== What is being asked ==
Can you output the material exactly as written, minus any pictures it holds?

== Given data ==
[start]

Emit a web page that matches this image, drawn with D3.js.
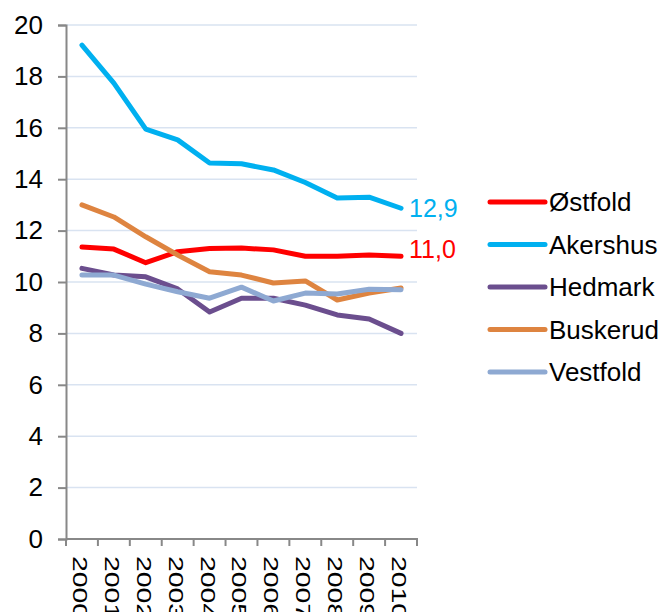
<!DOCTYPE html>
<html>
<head>
<meta charset="utf-8">
<script src="https://cdn.jsdelivr.net/npm/d3@7.9.0/dist/d3.min.js"></script>
<style>
  body { margin: 0; background: #fff; }
  svg { display: block; font-family: Arial, "Liberation Sans", sans-serif; }
</style>
</head>
<body>
<svg id="chart" width="662" height="612"></svg>
<script>
const years = ['2000','2001','2002','2003','2004','2005','2006','2007','2008','2009','2010'];
const yTicks = [0, 2, 4, 6, 8, 10, 12, 14, 16, 18, 20];

const ostfold  = [11.36, 11.28, 10.75, 11.18, 11.3, 11.32, 11.25, 11.0, 11.0, 11.05, 11.0];
const akershus = [19.22, 17.74, 15.95, 15.53, 14.63, 14.6, 14.36, 13.87, 13.27, 13.3, 12.87];
const hedmark  = [10.53, 10.27, 10.2, 9.73, 8.83, 9.37, 9.37, 9.1, 8.72, 8.56, 8.0];
const buskerud = [13.0, 12.53, 11.76, 11.05, 10.4, 10.27, 9.96, 10.04, 9.3, 9.57, 9.77];
const vestfold = [10.27, 10.27, 9.92, 9.62, 9.37, 9.8, 9.26, 9.57, 9.53, 9.72, 9.7];

const seriesNames = ['Østfold', 'Akershus', 'Hedmark', 'Buskerud', 'Vestfold'];
const seriesData = [ostfold, akershus, hedmark, buskerud, vestfold];
const colors = ['#FF0000', '#00B0F0', '#6B4E8E', '#DE8440', '#8EA9D2'];
const endLabels = [{ i: 1, text: '12,9' }, { i: 0, text: '11,0' }];
const labelNudge = { 1: 0, 0: -7 };

const svg = d3.select('#chart');
const plotL = 66, plotR = 417, plotT = 25, plotB = 539;

const x = d3.scaleBand().domain(years).range([plotL, plotR]);
const y = d3.scaleLinear().domain([0, 20]).range([plotB, plotT]);

// gridlines
svg.append('g')
  .selectAll('line')
  .data(yTicks.filter(d => d > 0))
  .join('line')
  .attr('x1', plotL).attr('x2', plotR)
  .attr('y1', d => y(d)).attr('y2', d => y(d))
  .attr('stroke', '#D9E3F1').attr('stroke-width', 1.5);

// y axis
const yAxis = svg.append('g')
  .attr('transform', `translate(${plotL},0)`)
  .call(d3.axisLeft(y).tickValues(yTicks).tickSize(8).tickPadding(15));
yAxis.select('.domain').attr('stroke', '#888').attr('stroke-width', 2);
yAxis.selectAll('.tick line').attr('stroke', '#888').attr('stroke-width', 2);
yAxis.selectAll('.tick text')
  .attr('font-size', 26).attr('fill', '#000')
  .attr('font-family', 'Arial, "Liberation Sans", sans-serif');

// x axis (ticks at band edges)
const xg = svg.append('g').attr('transform', `translate(0,${plotB})`);
xg.append('line')
  .attr('x1', plotL).attr('x2', plotR + 1)
  .attr('stroke', '#888').attr('stroke-width', 2);
const edges = years.map(d => x(d)).concat([plotR]);
xg.selectAll('.tk')
  .data(edges)
  .join('line')
  .attr('class', 'tk')
  .attr('x1', d => d).attr('x2', d => d)
  .attr('y1', 0).attr('y2', 7)
  .attr('stroke', '#888').attr('stroke-width', 2);
xg.selectAll('text')
  .data(years)
  .join('text')
  .attr('transform', d => `translate(${x(d) + x.bandwidth() / 2 - 2},17) rotate(90) scale(1.42,1)`)
  .attr('dy', '0.35em')
  .attr('font-size', 20)
  .attr('fill', '#000')
  .text(d => d);

// lines
const line = d3.line()
  .x((d, i) => x(years[i]) + x.bandwidth() / 2)
  .y(d => y(d));

svg.append('g')
  .selectAll('path')
  .data(seriesData)
  .join('path')
  .attr('d', d => line(d))
  .attr('fill', 'none')
  .attr('stroke', (d, i) => colors[i])
  .attr('stroke-width', 5)
  .attr('stroke-linejoin', 'round')
  .attr('stroke-linecap', 'round');

// end labels
const lastX = x(years[years.length - 1]) + x.bandwidth() / 2;
svg.append('g')
  .selectAll('text')
  .data(endLabels)
  .join('text')
  .attr('x', lastX + 8)
  .attr('y', d => y(seriesData[d.i][seriesData[d.i].length - 1]) + labelNudge[d.i])
  .attr('dy', '0.35em')
  .attr('font-size', 25)
  .attr('fill', d => colors[d.i])
  .text(d => d.text);

// legend
const lg = svg.append('g');
const legendItems = lg.selectAll('g')
  .data(seriesNames)
  .join('g')
  .attr('transform', (d, i) => `translate(490,${202 + i * 42.5})`);
legendItems.append('line')
  .attr('x1', 0).attr('x2', 55)
  .attr('stroke', (d, i) => colors[i])
  .attr('stroke-width', 5)
  .attr('stroke-linecap', 'round');
legendItems.append('text')
  .attr('x', 59)
  .attr('dy', '0.35em')
  .attr('font-size', 26)
  .attr('fill', '#000')
  .text(d => d);
</script>
</body>
</html>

[end]

== Full response ==
Emit a web page that matches this image, drawn with D3.js.
<!DOCTYPE html>
<html>
<head>
<meta charset="utf-8">
<script src="https://cdn.jsdelivr.net/npm/d3@7.9.0/dist/d3.min.js"></script>
<style>
  body { margin: 0; background: #fff; }
  svg { display: block; font-family: Arial, "Liberation Sans", sans-serif; }
</style>
</head>
<body>
<svg id="chart" width="662" height="612"></svg>
<script>
const years = ['2000','2001','2002','2003','2004','2005','2006','2007','2008','2009','2010'];
const yTicks = [0, 2, 4, 6, 8, 10, 12, 14, 16, 18, 20];

const ostfold  = [11.36, 11.28, 10.75, 11.18, 11.3, 11.32, 11.25, 11.0, 11.0, 11.05, 11.0];
const akershus = [19.22, 17.74, 15.95, 15.53, 14.63, 14.6, 14.36, 13.87, 13.27, 13.3, 12.87];
const hedmark  = [10.53, 10.27, 10.2, 9.73, 8.83, 9.37, 9.37, 9.1, 8.72, 8.56, 8.0];
const buskerud = [13.0, 12.53, 11.76, 11.05, 10.4, 10.27, 9.96, 10.04, 9.3, 9.57, 9.77];
const vestfold = [10.27, 10.27, 9.92, 9.62, 9.37, 9.8, 9.26, 9.57, 9.53, 9.72, 9.7];

const seriesNames = ['Østfold', 'Akershus', 'Hedmark', 'Buskerud', 'Vestfold'];
const seriesData = [ostfold, akershus, hedmark, buskerud, vestfold];
const colors = ['#FF0000', '#00B0F0', '#6B4E8E', '#DE8440', '#8EA9D2'];
const endLabels = [{ i: 1, text: '12,9' }, { i: 0, text: '11,0' }];
const labelNudge = { 1: 0, 0: -7 };

const svg = d3.select('#chart');
const plotL = 66, plotR = 417, plotT = 25, plotB = 539;

const x = d3.scaleBand().domain(years).range([plotL, plotR]);
const y = d3.scaleLinear().domain([0, 20]).range([plotB, plotT]);

// gridlines
svg.append('g')
  .selectAll('line')
  .data(yTicks.filter(d => d > 0))
  .join('line')
  .attr('x1', plotL).attr('x2', plotR)
  .attr('y1', d => y(d)).attr('y2', d => y(d))
  .attr('stroke', '#D9E3F1').attr('stroke-width', 1.5);

// y axis
const yAxis = svg.append('g')
  .attr('transform', `translate(${plotL},0)`)
  .call(d3.axisLeft(y).tickValues(yTicks).tickSize(8).tickPadding(15));
yAxis.select('.domain').attr('stroke', '#888').attr('stroke-width', 2);
yAxis.selectAll('.tick line').attr('stroke', '#888').attr('stroke-width', 2);
yAxis.selectAll('.tick text')
  .attr('font-size', 26).attr('fill', '#000')
  .attr('font-family', 'Arial, "Liberation Sans", sans-serif');

// x axis (ticks at band edges)
const xg = svg.append('g').attr('transform', `translate(0,${plotB})`);
xg.append('line')
  .attr('x1', plotL).attr('x2', plotR + 1)
  .attr('stroke', '#888').attr('stroke-width', 2);
const edges = years.map(d => x(d)).concat([plotR]);
xg.selectAll('.tk')
  .data(edges)
  .join('line')
  .attr('class', 'tk')
  .attr('x1', d => d).attr('x2', d => d)
  .attr('y1', 0).attr('y2', 7)
  .attr('stroke', '#888').attr('stroke-width', 2);
xg.selectAll('text')
  .data(years)
  .join('text')
  .attr('transform', d => `translate(${x(d) + x.bandwidth() / 2 - 2},17) rotate(90) scale(1.42,1)`)
  .attr('dy', '0.35em')
  .attr('font-size', 20)
  .attr('fill', '#000')
  .text(d => d);

// lines
const line = d3.line()
  .x((d, i) => x(years[i]) + x.bandwidth() / 2)
  .y(d => y(d));

svg.append('g')
  .selectAll('path')
  .data(seriesData)
  .join('path')
  .attr('d', d => line(d))
  .attr('fill', 'none')
  .attr('stroke', (d, i) => colors[i])
  .attr('stroke-width', 5)
  .attr('stroke-linejoin', 'round')
  .attr('stroke-linecap', 'round');

// end labels
const lastX = x(years[years.length - 1]) + x.bandwidth() / 2;
svg.append('g')
  .selectAll('text')
  .data(endLabels)
  .join('text')
  .attr('x', lastX + 8)
  .attr('y', d => y(seriesData[d.i][seriesData[d.i].length - 1]) + labelNudge[d.i])
  .attr('dy', '0.35em')
  .attr('font-size', 25)
  .attr('fill', d => colors[d.i])
  .text(d => d.text);

// legend
const lg = svg.append('g');
const legendItems = lg.selectAll('g')
  .data(seriesNames)
  .join('g')
  .attr('transform', (d, i) => `translate(490,${202 + i * 42.5})`);
legendItems.append('line')
  .attr('x1', 0).attr('x2', 55)
  .attr('stroke', (d, i) => colors[i])
  .attr('stroke-width', 5)
  .attr('stroke-linecap', 'round');
legendItems.append('text')
  .attr('x', 59)
  .attr('dy', '0.35em')
  .attr('font-size', 26)
  .attr('fill', '#000')
  .text(d => d);
</script>
</body>
</html>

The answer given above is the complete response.